Now we are up and running and I am very much on the 'rota' for collecting, boxing, bagging and dating preserved food. (I'm sure I read a blog once that gave tips on getting yourself off a church rota - gonna have to look that one up again.)
The foodbank scheme was established in the UK by the Trussell Trust to help people who face sudden and short term hunger due to benefit change or stoppage, immediate job loss, family break up etc.
I live in a middle class town, with excellent schools and desirable housing, of course there are the streets that you would rather not live in, I mean, some of them don't even have their own driveways, but there aren't pockets of squalor, with the unemployed or homeless hanging around outside the bookies. So I think a fair few people were quite surprised when the need for a food bank was seen, surely not here in the fourth most desirable town in the country to live in? (according to The Times or whichever paper it was did the survey earlier in the year!)
But, we have been running since June, and every week we have fed families, couples, singles, all of whom are overwhelmed by the giving of food, and the release it has given them of the burden of feeding themselves for the next few days, of course there shouldn't be a need in the UK, but there is.

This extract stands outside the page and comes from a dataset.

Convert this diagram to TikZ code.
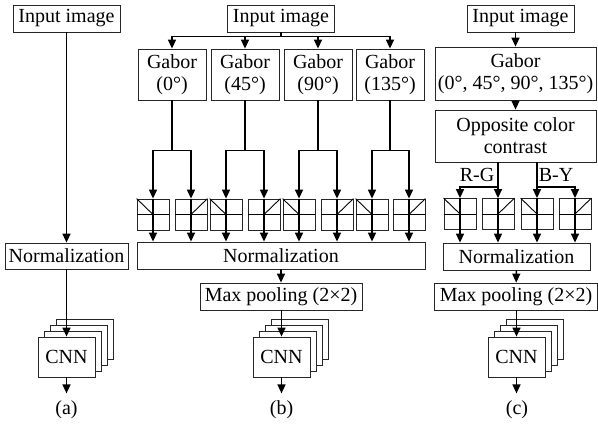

People are going without food in order to feed their children, missing appointments because they can't afford to get to the hospital, stealing food to avoid starvation, keeping their children off school because of embarrassment of being unable to provide a lunch - all this in 'Great Britain'.
I read a criticism of the foodbanks recently which said "Churches should be offering 'spiritual food'".
Jesus wasn't only 'spiritual' he was practical, he was human, if he saw a need he met it, and as his followers we are to do the same, to 'be Jesus' to those who need it, whatever that need may be. And when the day comes and we stand before him on his throne he will say to us, " whatever you did for one of the least of these brothers and sisters of mine you did for me". Matthew 25:40.
Most of the things I've ended up doing at church have sort of just happened accidentally, someone has asked if I'm available or if I fancy doing it, or in the case of my friend and the foodbank, she just told me to turn up! I have to say, I think God has put me in the roles I volunteer in because of this reason, those promptings from other people have led me to take part in things I just wouldn't have considered before, and I know all of it is to bless others, but you know, I really enjoy it, and so it blesses me as well!